I watched CGP Grey’s “Humans Need Not Apply” again the other night and I was struck by how on-the-nose it was and, worryingly, remains. Haven’t seen it or just want to remind yourself of the anxiety? Here ya go:
The gist, for those of you who haven’t seen it and don’t want to, is that your job is going to be automated out of existence. Yes, yours, and that job is not going to be replaced by a new, better job because that would defeat the whole purpose of automation. The fail state of capitalism is here.
As an aside, I continue to find it amusing that this fail state was anticipated almost comically early in the cycle. Adam Smith published An Inquiry no the Nature and Causes of the Wealth of Nations in 1776. This book is, rightly or wrongly, regarded as the cornerstone of capitalism (it’s also the second-most cited book in the social sciences, behind only Marx’s Das Kapital, which is also amusing, but I double-digress). Anyway, the counter argument was made most strikingly in 1779 when Ned Ludd supposedly smashed two knitting frames and inspiring the Luddites to rage against the machines that were taking their jobs. Three whole year separated the events.
Where was I? Ah, yes, the jobs are going to be gone. People will be unemployable. In theory, this would leave us with a society where there is abundance for all, people would be free to pursue whatever interests them, and…oh, who am I kidding? I assume everyone (anyone?) reading this recognizes that this won’t happen.
Since 1973, increases in productivity (in the United States, at least) have not “trickled down” to the people doing the work. This is by design. The owner of a company invests in automation to cut their costs, and there’s no reason to expect them to share the gains from automation with their reduced workforce. In fact, on a macro scale, you would expect the opposite.
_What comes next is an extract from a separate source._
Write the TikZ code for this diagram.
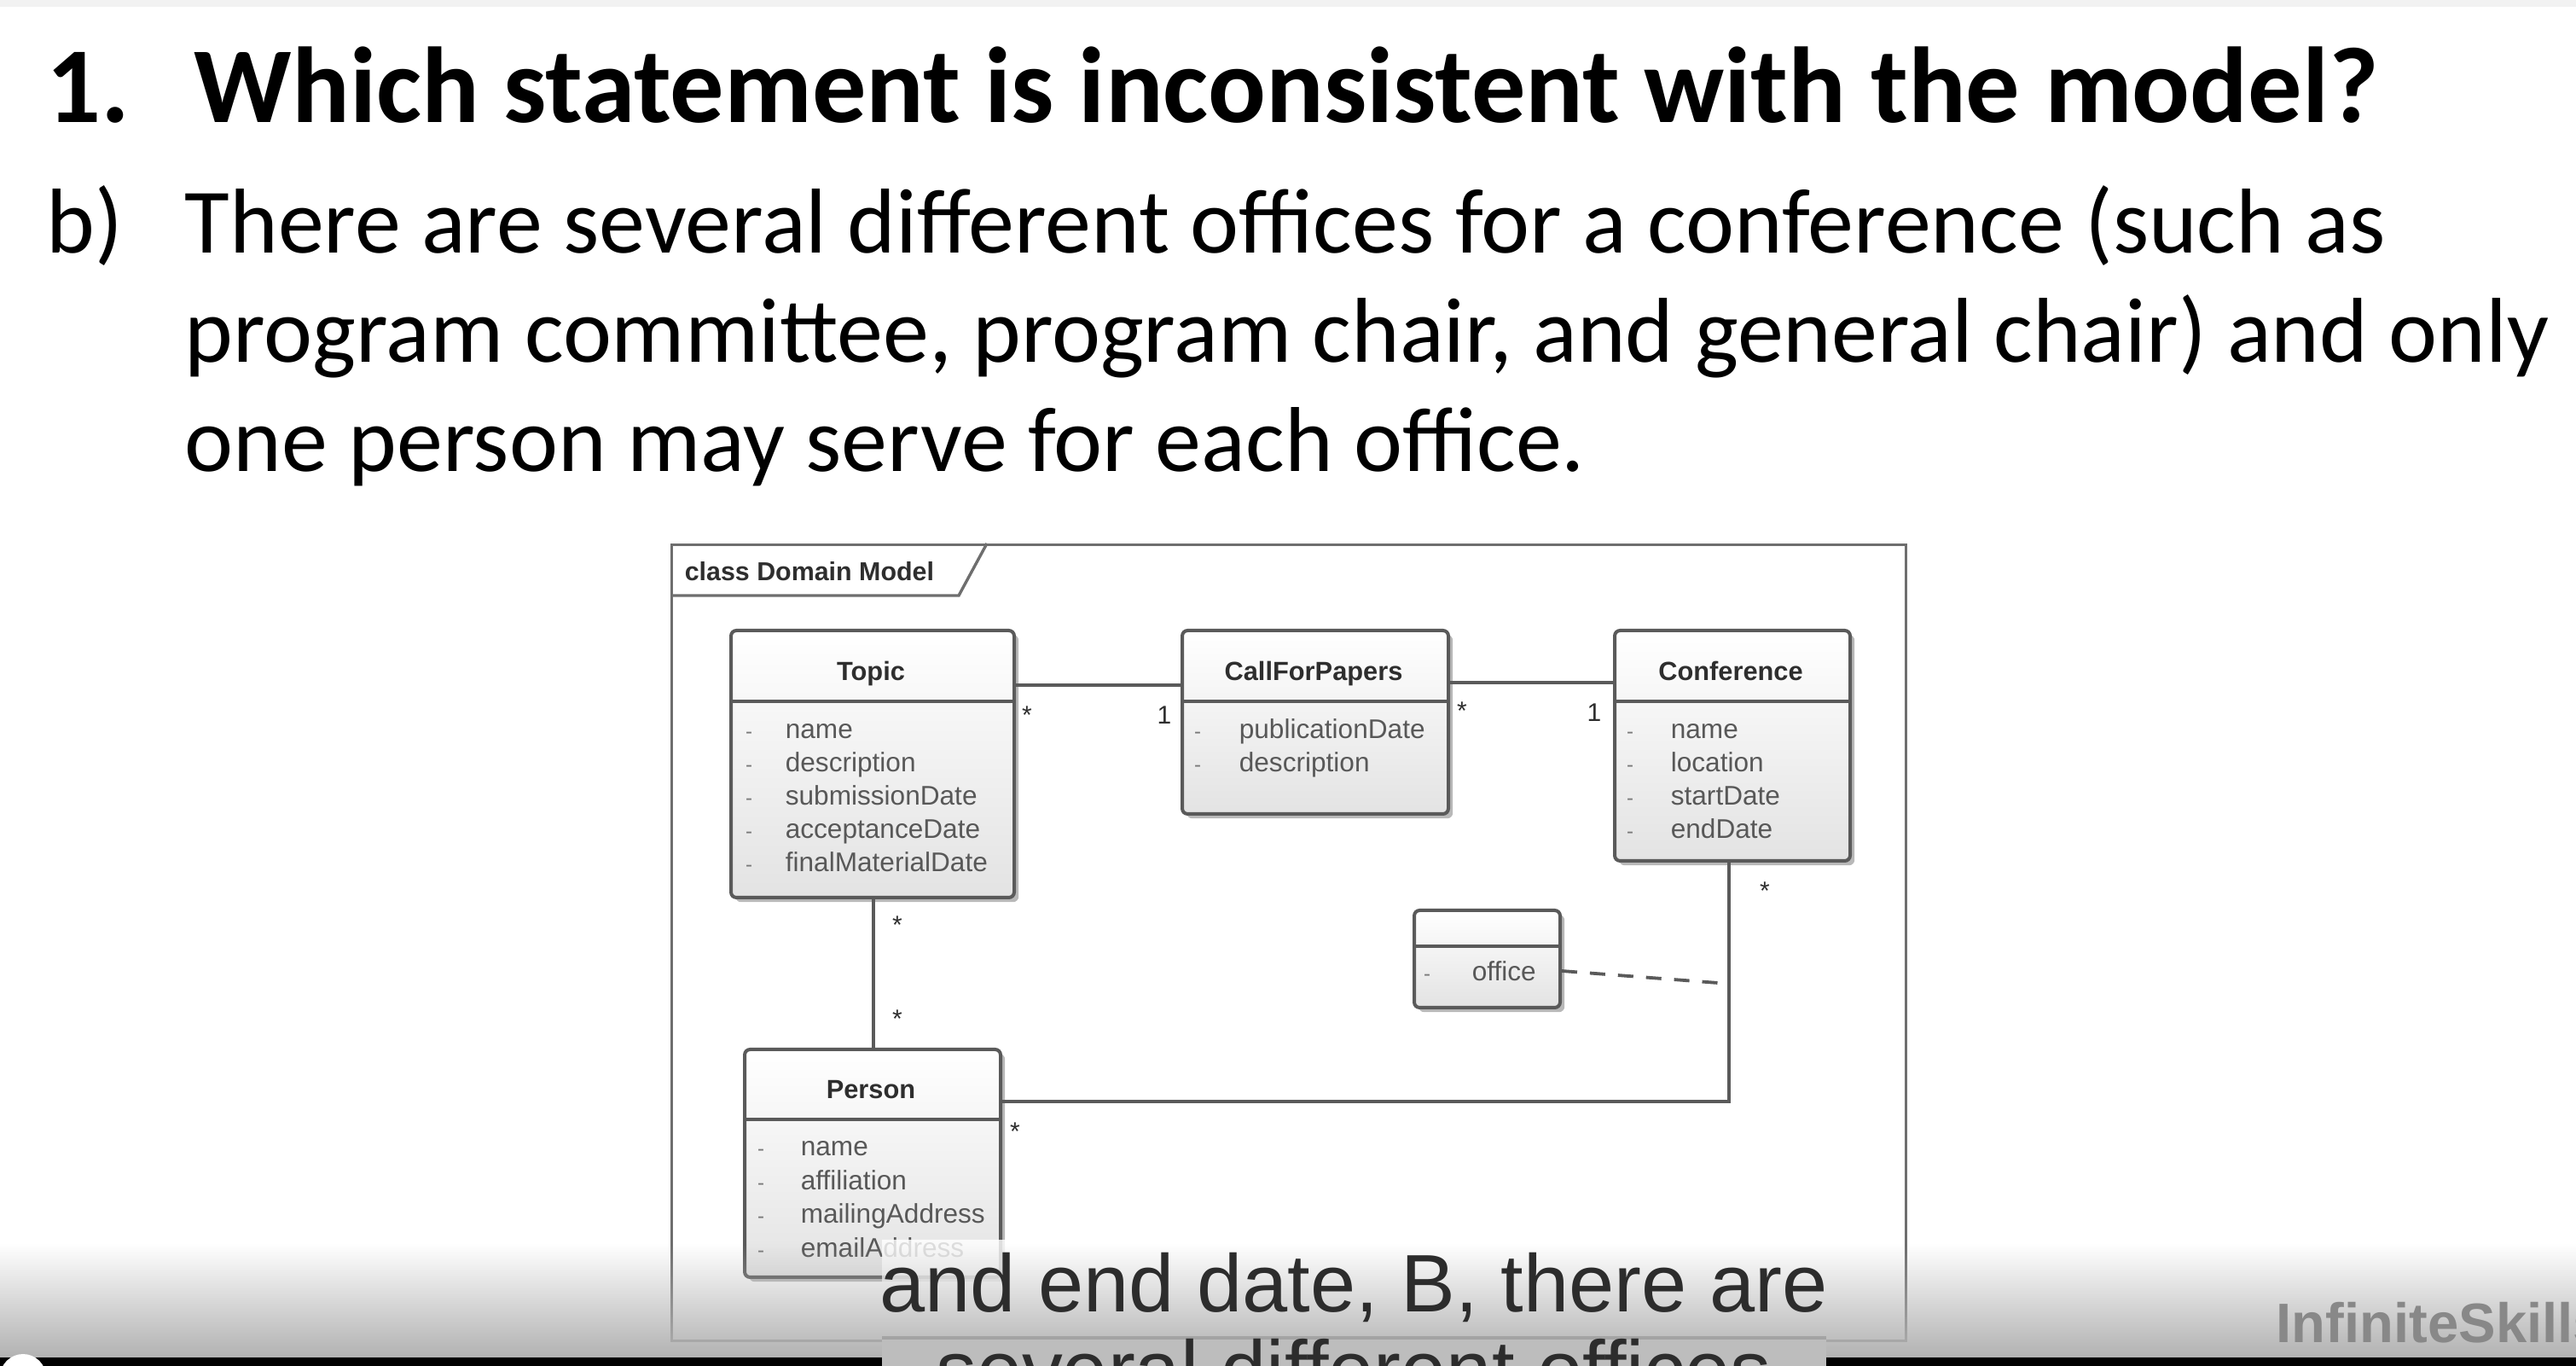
\documentclass[tikz,border=0pt]{standalone}
\usepackage{fontspec}
\setmainfont{Carlito}
\newfontfamily\umlfont{Liberation Sans}
\newfontfamily\capfont{Liberation Sans}
\usetikzlibrary{shadows,fadings}

\definecolor{umlline}{HTML}{5A5A5A}
\definecolor{umltext}{HTML}{2E2E2E}
\definecolor{umlbullet}{HTML}{7A7A7A}
\definecolor{framegray}{HTML}{6E6E6E}
\definecolor{brandgray}{HTML}{888888}
\definecolor{captext}{HTML}{2C2C2C}

\tikzset{
  classbox/.style={draw=umlline, line width=1pt, rounded corners=1.6pt,
    top color=white, bottom color=black!11, inner sep=0pt, anchor=north west,
    drop shadow={shadow xshift=1.3pt, shadow yshift=-1.3pt, opacity=0.28, fill=black}},
  umlrule/.style={draw=umlline, line width=1pt},
  assoc/.style={draw=umlline, line width=0.95pt},
  classname/.style={font=\umlfont\bfseries\fontsize{7.7pt}{9pt}\selectfont, text=umltext, anchor=base, inner sep=0pt},
  attr/.style={font=\umlfont\fontsize{7.9pt}{9pt}\selectfont, text=umltext!80, anchor=base west, inner sep=0pt},
  vis/.style={font=\umlfont\fontsize{6pt}{7pt}\selectfont, text=umlbullet, anchor=base, inner sep=0pt},
  mult/.style={font=\umlfont\fontsize{7.5pt}{9pt}\selectfont, text=umltext, anchor=base, inner sep=0pt},
  framebox/.style={draw=framegray, line width=0.85pt, inner sep=0pt, anchor=north west},
  headline/.style={font=\bfseries\fontsize{31.6pt}{38pt}\selectfont, anchor=base west, inner sep=0pt},
  bodyline/.style={font=\fontsize{27pt}{32pt}\selectfont, anchor=base west, inner sep=0pt},
  captionline/.style={font=\capfont\fontsize{23.9pt}{28pt}\selectfont, text=captext, anchor=base, inner sep=0pt},
}

\begin{document}
\begin{tikzpicture}[x=0.25pt,y=-0.25pt]
\useasboundingbox (0,0) rectangle (3020,1601);
\clip (0,0) rectangle (3020,1601);
\fill[white] (0,0) rectangle (3020,1601);
\fill[black!5] (0,0) rectangle (3020,8);

% question heading and answer text
\node[headline] (qnum) at (54,144) {1.};
\node[headline] (qtext) at (227,144) {Which statement is inconsistent with the model?};
\node[bodyline] (optb) at (54,297) {b)};
\node[bodyline] (optb1) at (216,297) {There are several different offices for a conference (such as};
\node[bodyline] (optb2) at (216,425) {program committee, program chair, and general chair) and only};
\node[bodyline] (optb3) at (216,553) {one person may serve for each office.};

% diagram frame with its name tab
\node[framebox, minimum width=361.75pt, minimum height=233.25pt] (frame) at (786,637) {};
\draw[draw=framegray, line width=0.85pt] (frame.north west |- 0,698) -- (1124,698) -- (1157,637);
\node[font=\umlfont\bfseries\fontsize{7.6pt}{9pt}\selectfont, text=umltext, anchor=base west, inner sep=0pt] (frametitle) at (802,681) {class Domain Model};

% classes
\node[classbox, minimum width=83pt, minimum height=78.25pt] (topic) at (855,737) {};
\node[classbox, minimum width=78pt, minimum height=53.75pt] (cfp) at (1384,737) {};
\node[classbox, minimum width=69pt, minimum height=67.5pt] (conf) at (1891,737) {};
\node[classbox, minimum width=75pt, minimum height=66.75pt] (person) at (871,1228) {};
\node[classbox, minimum width=42.75pt, minimum height=28.5pt] (office) at (1656,1065) {};

\draw[umlrule] (topic.west |- 0,822) -- (topic.east |- 0,822);
\draw[umlrule] (cfp.west |- 0,822) -- (cfp.east |- 0,822);
\draw[umlrule] (conf.west |- 0,822) -- (conf.east |- 0,822);
\draw[umlrule] (person.west |- 0,1312) -- (person.east |- 0,1312);
\draw[umlrule] (office.west |- 0,1109) -- (office.east |- 0,1109);

\node[classname] (topicname) at (1021,798) {Topic};
\node[classname] (cfpname) at (1540,798) {CallForPapers};
\node[classname] (confname) at (2029,798) {Conference};
\node[classname] (personname) at (1021,1288) {Person};

% Topic attributes
\node[vis] (tv1) at (878,866) {-}; \node[attr] (ta1) at (920,866) {name};
\node[vis] (tv2) at (878,905) {-}; \node[attr] (ta2) at (920,905) {description};
\node[vis] (tv3) at (878,944) {-}; \node[attr] (ta3) at (920,944) {submissionDate};
\node[vis] (tv4) at (878,983) {-}; \node[attr] (ta4) at (920,983) {acceptanceDate};
\node[vis] (tv5) at (878,1022) {-}; \node[attr] (ta5) at (920,1022) {finalMaterialDate};

% CallForPapers attributes
\node[vis] (cv1) at (1404,866) {-}; \node[attr] (ca1) at (1452,866) {publicationDate};
\node[vis] (cv2) at (1404,905) {-}; \node[attr] (ca2) at (1452,905) {description};

% Conference attributes
\node[vis] (fv1) at (1911,866) {-}; \node[attr] (fa1) at (1958,866) {name};
\node[vis] (fv2) at (1911,905) {-}; \node[attr] (fa2) at (1958,905) {location};
\node[vis] (fv3) at (1911,944) {-}; \node[attr] (fa3) at (1958,944) {startDate};
\node[vis] (fv4) at (1911,983) {-}; \node[attr] (fa4) at (1958,983) {endDate};

% Person attributes
\node[vis] (pv1) at (892,1355) {-}; \node[attr] (pa1) at (938,1355) {name};
\node[vis] (pv2) at (892,1395) {-}; \node[attr] (pa2) at (938,1395) {affiliation};
\node[vis] (pv3) at (892,1434) {-}; \node[attr] (pa3) at (938,1434) {mailingAddress};
\node[vis] (pv4) at (892,1474) {-}; \node[attr] (pa4) at (938,1474) {emailAddress};

% association class attribute
\node[vis] (ov1) at (1673,1150) {-}; \node[attr] (oa1) at (1725,1150) {office};

% associations
\draw[assoc] (topic.east |- 0,803) -- (cfp.west |- 0,803);
\draw[assoc] (cfp.east |- 0,800) -- (conf.west |- 0,800);
\draw[assoc] (topic.south -| 1024,0) -- (person.north -| 1024,0);
\draw[assoc] (person.east |- 0,1291) -| (conf.south -| 2027,0);
\coordinate (officelink) at (2027,1153);
\draw[assoc, dash pattern=on 4.5pt off 3.75pt] (office.east |- 0,1138) -- (officelink);

% multiplicities
\node[mult] (m1) at (1204,849) {*};
\node[mult] (m2) at (1365,849) {1};
\node[mult] (m3) at (1714,844) {*};
\node[mult] (m4) at (1869,846) {1};
\node[mult] (m5) at (1052,1095) {*};
\node[mult] (m6) at (1052,1205) {*};
\node[mult] (m7) at (2069,1055) {*};
\node[mult] (m8) at (1190,1337) {*};

% video caption and player overlay
\fill[white, opacity=0.8] (1034,1453) rectangle (2141,1567);
\fill[black!30, path fading=north] (0,1458) rectangle (3020,1591);
\node[captionline] (cap1) at (1587,1538) {and end date, B, there are};
\fill[black!26] (1034,1567) rectangle (2141,1601);
\draw[black!36, line width=0.8pt] (1034,1568) -- (2141,1568);
\node[captionline] (cap2) at (1587,1639) {several different offices};
\fill[black] (0,1591) rectangle (1034,1601);
\fill[black] (2141,1591) rectangle (3020,1601);
\fill[white] (27,1614) circle (6.75pt);
\node[font=\capfont\bfseries\fontsize{16.3pt}{19pt}\selectfont, text=brandgray, anchor=base west, inner sep=0pt] (brand) at (2668,1574) {InfiniteSkills};
\end{tikzpicture}
\end{document}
As an example, imagine the typing pool in movie 9 To 5. There are forty or so dedicated typists in the room in the film, and that was an accurate reflection of offices in that era. Now, there might be, at most, one person handling handling the administrative tasks that used to take an entire room of typists. So, your payroll is now 1/40th of what it was, right? Not so fast: You now have 40 people competing for that one job which is the sort of thing that drives wages even lower.
There are plenty of other examples but the point is that, under the current economic system, we are not moving in a direction that will prepare us for when the job loss due to automation hits reaches critical levels (assuming it hasn’t already). There simply isn’t enough need for human labor to provide a living wage for everyone. There are not going to be new jobs created to change that fact.
So what do we do? The bottom line is that sustenance based on work is no longer a viable model. Well, it could be made to work, but that’s a monstrous scenario and we’re not going to spend any time on it. Higher wages won’t fix it since you have to have a job to receive a wage. This is going to require a bigger change in our economic system than we’ve ever seen.
Is any country prepared? I don’t think so. Some are have made more progress than others. A robust social safety net is a start, but it’s only just that. It’s going to require a willingness to shackle capitalism and an openness to global frameworks.
Which is to say, the United States is almost uniquely positioned not to be able to react to this crisis. The social safety net is weak, there’s an almost religious adherence to the idea of capitalism, and “American exceptionalism” is going to mix poorly with globalism.
Or maybe it just isn’t fixable. I’m not an economist as you may have already gleaned from my facile explanation, so it may be there’s nothing that will rescue us from the worst-case scenarios. That’s not a comforting thought, but in some ways it’s better than the crash being avoidable had we only heeded a warning raised in 1779.